After failing tryouts with several major league teams, Viola was hired to be a studio analyst for Bright House Sports Network on their studio show and for their Florida State League broadcasts. He also started his own fishing show and also sold timeshares. Starting in 2012, Frank III worked with Toronto's R. A. Dickey, former Boston Red Sox pitcher Tim Wakefield and Hall of Famer Phil Niekro on developing a knuckleball to resurrect his baseball career. On March 5, 2014, he was signed by the Toronto Blue Jays to a minor league contract, and was assigned to the Lansing Lugnuts, their Class-A affiliate, on June 6.

On June 14, 2014, Viola earned his first affiliated professional baseball win since 2005 when the Lugnuts topped the Great Lakes Loons 3-0. Viola pitched 62/3 scoreless innings, allowed eight hits, struck out one and walked two batters on his way to the win. On July 2, he was promoted to the Dunedin Blue Jays. In his debut for Dunedin, Viola pitched 6 innings and surrendered 1 run on 5 hits, with 4 walks. On July 21, Viola was released by the Blue Jays organization. He made 9 starts in 2014 and posted a 3–4 win–loss record, 7.15 earned run average, and a 2.05 WHIP over 39 innings.

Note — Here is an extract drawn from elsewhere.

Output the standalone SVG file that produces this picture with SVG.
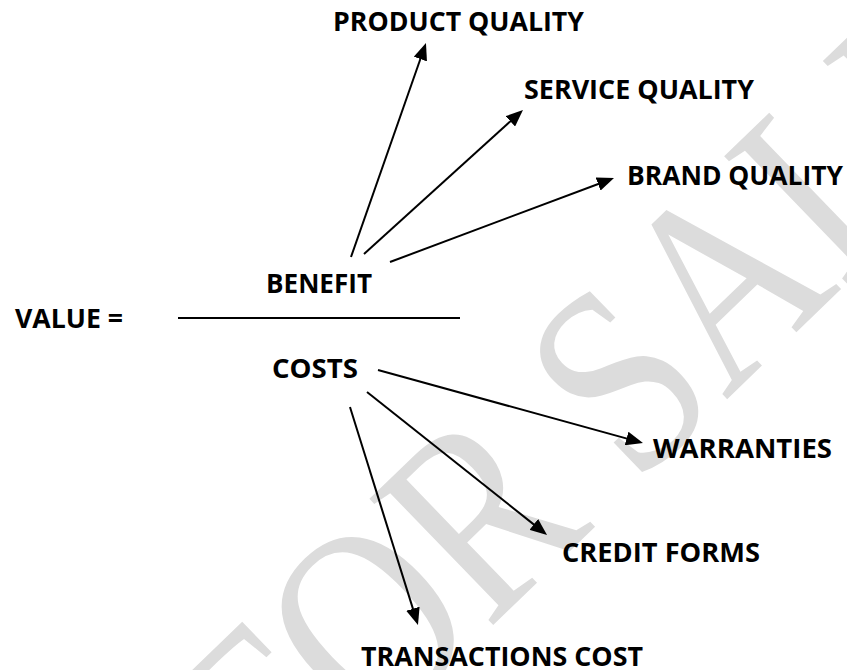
<svg xmlns="http://www.w3.org/2000/svg" width="847" height="670" viewBox="0 0 847 670">
  <style>
    .lbl { font-family: "Open Sans", "Liberation Sans", sans-serif; font-weight: 700; font-size: 27px; fill: #000; }
    .conn { stroke: #000; stroke-width: 2; fill: none; }
    .wm { font-family: "Liberation Serif", "Times New Roman", serif; font-size: 270px; fill: #dcdcdc; }
  </style>
  <defs>
    <marker id="arrow" viewBox="0 0 17 14" markerUnits="userSpaceOnUse" markerWidth="17" markerHeight="14" refX="8" refY="7" orient="auto">
      <path d="M0,0 L17,7 L0,14 Z" fill="#000"/>
    </marker>
  </defs>
  <rect width="847" height="670" fill="#fff"/>

  <!-- background watermark -->
  <g id="watermark" transform="translate(281,830) rotate(-44) scale(0.832,1)">
    <text class="wm" x="0" y="0">FOR SALE</text>
  </g>

  <!-- fraction: VALUE = BENEFIT / COSTS -->
  <g id="value">
    <text class="lbl" x="15" y="328" textLength="108" lengthAdjust="spacingAndGlyphs">VALUE =</text>
  </g>
  <g id="fraction-bar">
    <line x1="178" y1="318" x2="460" y2="318" stroke="#000" stroke-width="2"/>
  </g>
  <g id="benefit">
    <text class="lbl" x="266" y="293" textLength="106" lengthAdjust="spacingAndGlyphs">BENEFIT</text>
  </g>
  <g id="costs">
    <text class="lbl" x="272" y="378" textLength="86" lengthAdjust="spacingAndGlyphs">COSTS</text>
  </g>

  <!-- benefit components -->
  <g id="product-quality">
    <text class="lbl" x="333" y="31" textLength="251" lengthAdjust="spacingAndGlyphs">PRODUCT QUALITY</text>
  </g>
  <g id="service-quality">
    <text class="lbl" x="524" y="99" textLength="230" lengthAdjust="spacingAndGlyphs">SERVICE QUALITY</text>
  </g>
  <g id="brand-quality">
    <text class="lbl" x="627" y="185" textLength="216" lengthAdjust="spacingAndGlyphs">BRAND QUALITY</text>
  </g>

  <!-- cost components -->
  <g id="warranties">
    <text class="lbl" x="653" y="458" textLength="179" lengthAdjust="spacingAndGlyphs">WARRANTIES</text>
  </g>
  <g id="credit-forms">
    <text class="lbl" x="562" y="562" textLength="198" lengthAdjust="spacingAndGlyphs">CREDIT FORMS</text>
  </g>
  <g id="transactions-cost">
    <text class="lbl" x="361" y="666" textLength="282" lengthAdjust="spacingAndGlyphs">TRANSACTIONS COST</text>
  </g>

  <!-- connectors -->
  <g id="connectors" class="conn">
    <line x1="351" y1="257" x2="423.0" y2="51.5" marker-end="url(#arrow)"/>
    <line x1="364" y1="254" x2="516.3" y2="116.0" marker-end="url(#arrow)"/>
    <line x1="390" y1="262" x2="605.6" y2="181.2" marker-end="url(#arrow)"/>
    <line x1="378" y1="370" x2="634.3" y2="440.6" marker-end="url(#arrow)"/>
    <line x1="367" y1="392" x2="540.0" y2="529.4" marker-end="url(#arrow)"/>
    <line x1="350" y1="407" x2="415.3" y2="616.4" marker-end="url(#arrow)"/>
  </g>
</svg>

In February 2015, he signed a minor league contract with the Chicago White Sox. He retired on March 31.

In 2016, Frank founded a non-profit organization Expiration 2050, which advocates toward sustainable wild fisheries and healthy marine life. His organization works closely with corporations, organizations and locals to find and create educational and creative campaigns toward viable solutions. His website, Exp2050.org went live in March 2017.

Frank now hosts a YouTube fishing series named "Fishing With Frankie", which he hosts, films and produces with his friend, Jim Cichoski.